The referendum passed with 1,575,331 Yes votes against 1,486,239 No votes, a margin of approximately 89,092. That translates to 51.5 percent for the measure and 48.5 percent against. The amendment would have returned redistricting authority to the Democratic-controlled General Assembly for the first time since 2020, netting the party four additional congressional seats.

Plaintiffs challenged the amendment's procedural integrity. Virginia requires constitutional amendments to pass in two successive legislative sessions with a general election between them. The first passage occurred in October 2025 after early voting had already begun in that November's general election. Over 1 million people had already cast ballots.

"They passed the first passage there in the middle of the 2025 election, actually after over a million people had voted," former Virginia Attorney General Ken Cuccinelli told 29News. "They had to jump through and dodge so many Constitutional norms."

The campaign shattered state spending records, with over $83 million pouring into the most expensive ballot measure in Virginia history.

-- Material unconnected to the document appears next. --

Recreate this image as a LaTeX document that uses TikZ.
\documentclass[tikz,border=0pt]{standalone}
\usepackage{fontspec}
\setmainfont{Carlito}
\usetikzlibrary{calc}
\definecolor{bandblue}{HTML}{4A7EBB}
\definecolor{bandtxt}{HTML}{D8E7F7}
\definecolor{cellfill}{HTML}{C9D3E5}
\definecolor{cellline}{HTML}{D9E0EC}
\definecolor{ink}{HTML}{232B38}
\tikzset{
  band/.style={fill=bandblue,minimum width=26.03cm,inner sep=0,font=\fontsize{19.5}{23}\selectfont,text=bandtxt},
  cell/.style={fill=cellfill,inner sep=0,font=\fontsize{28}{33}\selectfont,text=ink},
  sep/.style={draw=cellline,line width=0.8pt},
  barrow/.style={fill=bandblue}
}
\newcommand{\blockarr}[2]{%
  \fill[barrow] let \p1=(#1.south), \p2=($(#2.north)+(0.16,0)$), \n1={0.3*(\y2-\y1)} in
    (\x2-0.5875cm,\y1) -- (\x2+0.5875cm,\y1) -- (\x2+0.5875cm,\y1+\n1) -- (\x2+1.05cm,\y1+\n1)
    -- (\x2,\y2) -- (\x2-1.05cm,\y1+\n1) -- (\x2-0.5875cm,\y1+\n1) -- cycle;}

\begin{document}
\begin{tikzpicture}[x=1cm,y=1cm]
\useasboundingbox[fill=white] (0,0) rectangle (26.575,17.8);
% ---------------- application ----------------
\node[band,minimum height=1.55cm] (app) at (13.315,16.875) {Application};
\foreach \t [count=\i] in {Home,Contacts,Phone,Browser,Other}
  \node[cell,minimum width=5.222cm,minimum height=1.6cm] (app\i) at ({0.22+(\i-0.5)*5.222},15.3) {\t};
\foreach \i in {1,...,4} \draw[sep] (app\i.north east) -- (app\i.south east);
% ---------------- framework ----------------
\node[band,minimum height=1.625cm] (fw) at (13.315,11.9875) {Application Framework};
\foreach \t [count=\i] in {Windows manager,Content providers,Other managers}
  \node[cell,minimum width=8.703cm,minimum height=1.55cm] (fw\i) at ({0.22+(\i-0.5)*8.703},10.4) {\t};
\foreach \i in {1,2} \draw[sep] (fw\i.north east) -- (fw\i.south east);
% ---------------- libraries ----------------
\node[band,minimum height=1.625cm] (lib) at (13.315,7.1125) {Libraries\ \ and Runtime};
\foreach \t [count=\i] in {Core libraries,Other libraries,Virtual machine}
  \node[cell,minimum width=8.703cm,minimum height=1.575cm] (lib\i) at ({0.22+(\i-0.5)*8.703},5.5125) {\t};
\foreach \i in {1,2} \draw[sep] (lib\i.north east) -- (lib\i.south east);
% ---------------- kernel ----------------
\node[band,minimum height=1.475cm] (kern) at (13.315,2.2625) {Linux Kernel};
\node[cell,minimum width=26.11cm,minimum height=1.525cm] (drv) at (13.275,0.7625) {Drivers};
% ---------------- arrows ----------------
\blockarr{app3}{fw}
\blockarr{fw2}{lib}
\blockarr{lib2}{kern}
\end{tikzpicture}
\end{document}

Approximately $93 million was raised by April 16. Roughly $64 million supported the referendum through Virginians for Fair Elections, including $40 million from House Majority Forward — aligned with House Democratic leaders — and $5 million from the Fund for Policy Reform, founded by George Soros.

Dark money dominated the fight. Ninety-five percent of funding came from groups not required to disclose donors. The Democratic Party, which previously championed independent redistricting commissions and anti-gerrymandering legislation, passed this constitutional amendment along party lines — 62-33 in the House, 21-18 in the Senate.

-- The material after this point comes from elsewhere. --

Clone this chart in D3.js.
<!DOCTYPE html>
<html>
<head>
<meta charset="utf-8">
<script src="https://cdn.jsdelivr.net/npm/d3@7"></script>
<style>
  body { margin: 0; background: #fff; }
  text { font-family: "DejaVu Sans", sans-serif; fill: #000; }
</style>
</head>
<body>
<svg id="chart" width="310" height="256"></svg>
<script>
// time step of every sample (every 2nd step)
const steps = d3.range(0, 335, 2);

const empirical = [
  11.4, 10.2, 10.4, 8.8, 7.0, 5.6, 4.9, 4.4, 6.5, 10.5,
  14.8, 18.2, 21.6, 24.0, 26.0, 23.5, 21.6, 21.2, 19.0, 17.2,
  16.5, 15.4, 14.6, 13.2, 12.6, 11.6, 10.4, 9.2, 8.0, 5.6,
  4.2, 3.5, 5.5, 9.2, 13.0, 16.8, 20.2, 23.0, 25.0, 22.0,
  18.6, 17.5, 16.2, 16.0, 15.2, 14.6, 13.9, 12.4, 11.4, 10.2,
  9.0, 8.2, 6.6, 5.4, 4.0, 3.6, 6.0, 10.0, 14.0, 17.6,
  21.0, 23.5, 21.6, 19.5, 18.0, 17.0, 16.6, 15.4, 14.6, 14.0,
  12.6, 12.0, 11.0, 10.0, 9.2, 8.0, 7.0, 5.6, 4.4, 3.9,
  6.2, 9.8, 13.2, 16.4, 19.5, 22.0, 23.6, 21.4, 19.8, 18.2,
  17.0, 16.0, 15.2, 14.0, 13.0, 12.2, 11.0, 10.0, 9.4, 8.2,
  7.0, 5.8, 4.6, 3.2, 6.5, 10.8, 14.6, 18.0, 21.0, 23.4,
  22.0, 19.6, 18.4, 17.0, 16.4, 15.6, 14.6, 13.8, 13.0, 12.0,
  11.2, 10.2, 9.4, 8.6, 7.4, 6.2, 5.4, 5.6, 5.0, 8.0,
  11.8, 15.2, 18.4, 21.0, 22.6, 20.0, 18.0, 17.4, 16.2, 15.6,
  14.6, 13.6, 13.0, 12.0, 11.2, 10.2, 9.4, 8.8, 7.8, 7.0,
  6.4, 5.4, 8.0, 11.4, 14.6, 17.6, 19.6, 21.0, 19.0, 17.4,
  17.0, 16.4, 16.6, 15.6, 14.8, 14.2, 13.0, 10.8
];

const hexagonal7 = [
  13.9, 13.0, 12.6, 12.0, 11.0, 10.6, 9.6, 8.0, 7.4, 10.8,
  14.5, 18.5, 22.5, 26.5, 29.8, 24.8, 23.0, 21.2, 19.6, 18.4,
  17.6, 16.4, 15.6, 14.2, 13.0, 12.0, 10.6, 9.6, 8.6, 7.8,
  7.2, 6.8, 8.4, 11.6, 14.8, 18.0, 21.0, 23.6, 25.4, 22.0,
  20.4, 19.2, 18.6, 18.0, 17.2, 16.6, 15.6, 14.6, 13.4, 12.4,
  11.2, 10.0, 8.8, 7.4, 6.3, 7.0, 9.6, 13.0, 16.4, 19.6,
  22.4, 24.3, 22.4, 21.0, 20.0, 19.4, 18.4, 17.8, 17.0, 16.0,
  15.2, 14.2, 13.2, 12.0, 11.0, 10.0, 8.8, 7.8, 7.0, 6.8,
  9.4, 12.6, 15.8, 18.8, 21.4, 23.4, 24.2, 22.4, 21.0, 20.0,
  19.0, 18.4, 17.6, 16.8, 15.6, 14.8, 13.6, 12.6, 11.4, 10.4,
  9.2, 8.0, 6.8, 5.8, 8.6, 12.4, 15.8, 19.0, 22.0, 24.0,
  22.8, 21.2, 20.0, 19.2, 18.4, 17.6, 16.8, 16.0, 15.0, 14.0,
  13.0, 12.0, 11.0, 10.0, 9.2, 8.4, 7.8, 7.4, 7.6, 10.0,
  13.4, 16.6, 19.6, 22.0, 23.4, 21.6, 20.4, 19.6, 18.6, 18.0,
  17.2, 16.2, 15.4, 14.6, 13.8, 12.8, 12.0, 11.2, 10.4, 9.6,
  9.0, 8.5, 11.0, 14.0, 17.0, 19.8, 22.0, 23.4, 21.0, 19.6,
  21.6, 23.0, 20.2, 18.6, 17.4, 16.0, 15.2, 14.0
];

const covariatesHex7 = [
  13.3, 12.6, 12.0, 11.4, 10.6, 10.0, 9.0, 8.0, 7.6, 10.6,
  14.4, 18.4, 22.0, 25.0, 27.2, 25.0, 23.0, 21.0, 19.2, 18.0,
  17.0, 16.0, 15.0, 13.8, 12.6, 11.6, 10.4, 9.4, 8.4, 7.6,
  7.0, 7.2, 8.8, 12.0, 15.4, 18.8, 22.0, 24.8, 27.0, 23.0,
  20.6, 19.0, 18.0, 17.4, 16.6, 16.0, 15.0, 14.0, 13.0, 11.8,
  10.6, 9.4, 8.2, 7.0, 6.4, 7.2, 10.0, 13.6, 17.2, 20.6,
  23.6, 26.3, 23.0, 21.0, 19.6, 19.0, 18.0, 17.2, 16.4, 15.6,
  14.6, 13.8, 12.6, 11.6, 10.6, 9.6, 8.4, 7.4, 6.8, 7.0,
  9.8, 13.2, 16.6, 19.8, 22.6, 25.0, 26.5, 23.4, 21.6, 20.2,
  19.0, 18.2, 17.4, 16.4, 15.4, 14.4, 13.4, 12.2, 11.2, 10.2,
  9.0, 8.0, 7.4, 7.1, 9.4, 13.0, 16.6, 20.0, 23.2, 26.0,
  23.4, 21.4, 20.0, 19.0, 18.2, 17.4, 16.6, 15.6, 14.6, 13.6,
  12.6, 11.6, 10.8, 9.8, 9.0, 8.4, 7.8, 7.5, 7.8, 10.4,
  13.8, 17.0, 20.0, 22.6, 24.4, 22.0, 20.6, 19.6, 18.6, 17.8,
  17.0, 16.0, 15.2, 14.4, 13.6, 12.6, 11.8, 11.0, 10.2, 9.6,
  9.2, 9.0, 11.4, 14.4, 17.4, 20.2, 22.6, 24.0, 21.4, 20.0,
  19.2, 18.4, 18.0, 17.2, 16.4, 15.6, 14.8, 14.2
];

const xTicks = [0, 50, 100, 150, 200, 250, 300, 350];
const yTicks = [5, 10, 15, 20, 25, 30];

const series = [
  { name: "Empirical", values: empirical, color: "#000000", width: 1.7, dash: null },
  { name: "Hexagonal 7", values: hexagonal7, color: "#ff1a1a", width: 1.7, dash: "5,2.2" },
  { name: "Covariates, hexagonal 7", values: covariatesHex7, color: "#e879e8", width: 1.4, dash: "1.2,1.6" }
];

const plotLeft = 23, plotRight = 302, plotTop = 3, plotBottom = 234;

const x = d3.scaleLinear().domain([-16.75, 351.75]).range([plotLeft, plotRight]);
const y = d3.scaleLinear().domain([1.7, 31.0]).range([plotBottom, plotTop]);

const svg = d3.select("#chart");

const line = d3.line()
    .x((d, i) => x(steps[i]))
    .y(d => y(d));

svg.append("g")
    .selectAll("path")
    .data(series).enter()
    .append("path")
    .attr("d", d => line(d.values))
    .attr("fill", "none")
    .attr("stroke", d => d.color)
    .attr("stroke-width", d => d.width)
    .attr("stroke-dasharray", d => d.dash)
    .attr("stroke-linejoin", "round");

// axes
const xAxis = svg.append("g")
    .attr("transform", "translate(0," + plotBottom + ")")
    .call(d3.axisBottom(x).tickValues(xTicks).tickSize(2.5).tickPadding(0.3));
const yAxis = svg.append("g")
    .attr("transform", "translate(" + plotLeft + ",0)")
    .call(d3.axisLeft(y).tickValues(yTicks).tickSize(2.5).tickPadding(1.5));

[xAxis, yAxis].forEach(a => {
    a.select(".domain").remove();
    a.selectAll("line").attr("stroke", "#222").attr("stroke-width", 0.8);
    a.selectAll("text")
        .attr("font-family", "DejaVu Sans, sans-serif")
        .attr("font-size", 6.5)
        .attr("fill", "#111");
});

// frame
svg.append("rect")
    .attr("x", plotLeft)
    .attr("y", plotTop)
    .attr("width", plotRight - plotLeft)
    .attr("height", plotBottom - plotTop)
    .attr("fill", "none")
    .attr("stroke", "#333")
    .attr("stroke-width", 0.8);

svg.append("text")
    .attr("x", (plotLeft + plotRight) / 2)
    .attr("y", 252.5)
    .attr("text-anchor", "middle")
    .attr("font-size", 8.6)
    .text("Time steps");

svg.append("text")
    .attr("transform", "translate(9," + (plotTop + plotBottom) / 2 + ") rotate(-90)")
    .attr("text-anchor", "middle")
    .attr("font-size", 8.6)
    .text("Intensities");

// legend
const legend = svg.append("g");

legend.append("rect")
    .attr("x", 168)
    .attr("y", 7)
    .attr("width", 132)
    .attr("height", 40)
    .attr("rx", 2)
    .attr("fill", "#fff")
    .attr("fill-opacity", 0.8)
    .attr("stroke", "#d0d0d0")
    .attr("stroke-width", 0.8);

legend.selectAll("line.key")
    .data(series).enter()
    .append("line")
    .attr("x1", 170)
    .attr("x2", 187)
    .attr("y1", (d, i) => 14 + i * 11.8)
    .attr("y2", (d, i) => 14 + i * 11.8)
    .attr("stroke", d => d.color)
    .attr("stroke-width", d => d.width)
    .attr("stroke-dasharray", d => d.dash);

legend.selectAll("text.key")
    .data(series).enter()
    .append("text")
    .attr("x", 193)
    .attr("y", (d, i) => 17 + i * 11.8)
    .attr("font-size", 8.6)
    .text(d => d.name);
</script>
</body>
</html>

The new map, House Bill 29, would have dispersed Northern Virginia's Democratic-leaning communities across multiple districts stretching into Republican territory. Prince William County would have gone from two congressional districts to five. Fairfax County would have expanded from three to five.

Larry Sabato, director of the University of Virginia Center for Politics, noted the Virginia Supreme Court faces a politically fraught decision. "They could've stopped this referendum quite some time ago if they wanted to," Sabato said. "Seems to me they made their task much more difficult if, in their minds, they thought they would overturn it eventually, because now they have a majority of the people of Virginia having voted in favor of it."

The Virginia Supreme Court had previously stayed Hurley's injunctions to allow voting to proceed, setting up a potential legitimacy crisis if it now overturns results. Nonpartisan justices on the court face reappointment in the next year or two by a Democratic-controlled legislature.

House Minority Leader Hakeem Jeffries celebrated initial results Wednesday before the ruling. "Last night was a big victory for the people of Virginia," Jeffries told CNBC. "[President] Donald Trump and Republicans launched this gerrymandering war, and we made clear as Democrats that we're going to finish it."

The Virginia battle echoes national redistricting wars. Republican legislatures in Texas, North Carolina, Missouri and Ohio enacted mid-decade maps. Democrats responded with voter referendums in Virginia and California. The U.S. Supreme Court declined to overturn maps in either party's favor.

RNC Chairman Joe Gruters framed the ruling as correcting Democratic overreach. "Every step of the way, Democrats lied and deceived Virginians to push forward what has always been illegal under state law," Gruters stated. "Today's decision once again reaffirms that."

The case now tests whether procedural objections can nullify voter-approved measures. Virginia's outcome will set precedent for whether courts or voters decide partisan redistricting battles, with national midterm implications hanging in the balance.

For 1.57 million Virginians who cast ballots on April 21, the ruling leaves their voices suspended — waiting for a higher court to decide whether their votes mattered at all.